THE RULES CRACKING DOWN ON IRAS WILL BE SO LUCRATIVE TO THE FEDERAL GOVERNMENT THAT THE TRADITIONAL THREE-YEAR STATUTE OF LIMITATIONS WILL BE INCREASED TO SIX.

Funding of the Internal Revenue Service.
This provision appropriates $78,935,000,000 for necessary expenses for the IRS for strengthening tax enforcement activities and increasing voluntary compliance, and modernizing information technology to effectively support enforcement activities. No use of these funds is intended to increase taxes on any taxpayer with taxable income below $400,000. Further, $410,000,000 is appropriated for necessary expenses for the Treasury Inspector General for Tax Administration to provide oversight of the IRS. Finally, $157,000,000 is appropriated for the Tax Court for adjudicating tax disputes. These appropriated funds are to remain available until September 30, 2031.

Limitation on Deduction for Qualified Conservation Contributions Made by Pass-Through Entities.
To curb syndicated conservation easement tax shelters, this provision denies charitable deduction for contributions of conservation easements by partnerships and other pass-through entities if the amount of the contribution (and therefore the deduction) exceeds 2.5 times the sum of each partner’s adjusted basis in the partnership that relates to the donated property. This general disallowance rule does not apply to donations of property that meet the requirements of the 3- year holding period rule, and contributions by family partnerships. In addition, certain taxpayers whose deeds are found to have certain defects and are notified by the Commissioner have the opportunity to correct such defects within 90 days of the notice. This ability to cure does not apply in the case of reportable transactions and transactions for which deduction is disallowed under this section.

Various accuracy-related penalties apply, including gross valuation misstatement penalty, and adjustments are made to the statute of limitations on assessment and collection by the IRS, in case of any disallowance of a deduction by reason of this provision.

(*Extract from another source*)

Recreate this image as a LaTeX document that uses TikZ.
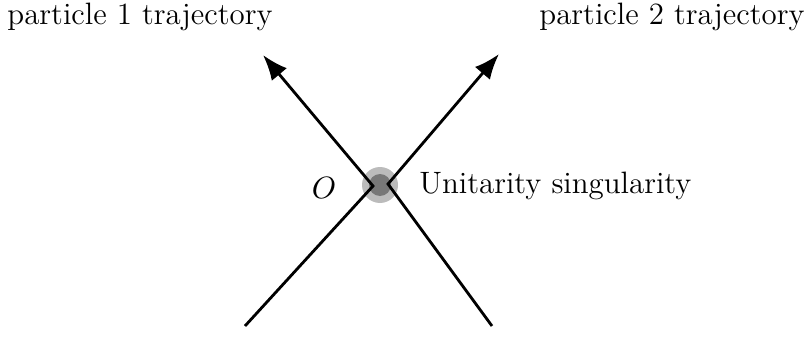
\documentclass[tikz,border=0pt]{standalone}
\usepackage{amsmath,amssymb}
\usepackage{xcolor}
\usepackage{tikz}
\usetikzlibrary{calc,arrows.meta}
\definecolor{blobout}{HTML}{BBBBBB}
\definecolor{blobin}{HTML}{777777}
\tikzset{traj/.style={line width=1pt,black,-{Latex[length=9pt,width=7pt]}},
  lbl/.style={inner sep=1pt,font=\fontsize{11pt}{13pt}\selectfont}}
\begin{document}
\begin{tikzpicture}[x=0.0125cm,y=-0.0125cm]
\useasboundingbox (0,0) rectangle (810,338);
\node[circle,fill=blobout,minimum size=36*0.0125cm,inner sep=0pt] (S) at (380,185) {};
\node[circle,fill=blobin,minimum size=22*0.0125cm,inner sep=0pt] (Si) at (380,185) {};
\coordinate (A0) at (245,326); \coordinate (K1) at (373,186); \coordinate (A1) at (263,55);
\coordinate (B0) at (492,326); \coordinate (K2) at (388,184); \coordinate (B1) at (499,54);
\draw[traj] (A0)--(K1)--(A1);
\draw[traj] (B0)--(K2)--(B1);
\node[lbl] (t1) at (140,17) {particle 1 trajectory};
\node[lbl] (t2) at (672,17) {particle 2 trajectory};
\node[lbl] (O) at (324,188) {$O$};
\node[lbl,right] (U) at (416,186) {Unitarity singularity};
\end{tikzpicture}
\end{document}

This section applies to contributions made after December 23, 2016 (the date of the relevant IRS Notice). In the case of contributions of easements related to the preservation of certified historic structures, this section applies to contributions made in taxable years beginning after December 31, 2018. The ability to cure defective deeds are permitted for returns filed after the date of the enactment and for returns filed on or before such date if the section 6501 period has not expired as of such date.

ABUSIVE CONSERVATION EASEMENT TAX SHELTERS HAVE LONG BEEN ON THE IRS’S RADAR.  NOW THEY ARE TARGETING AGGRESSIVE ONES DATING BACK TO LATE 2016.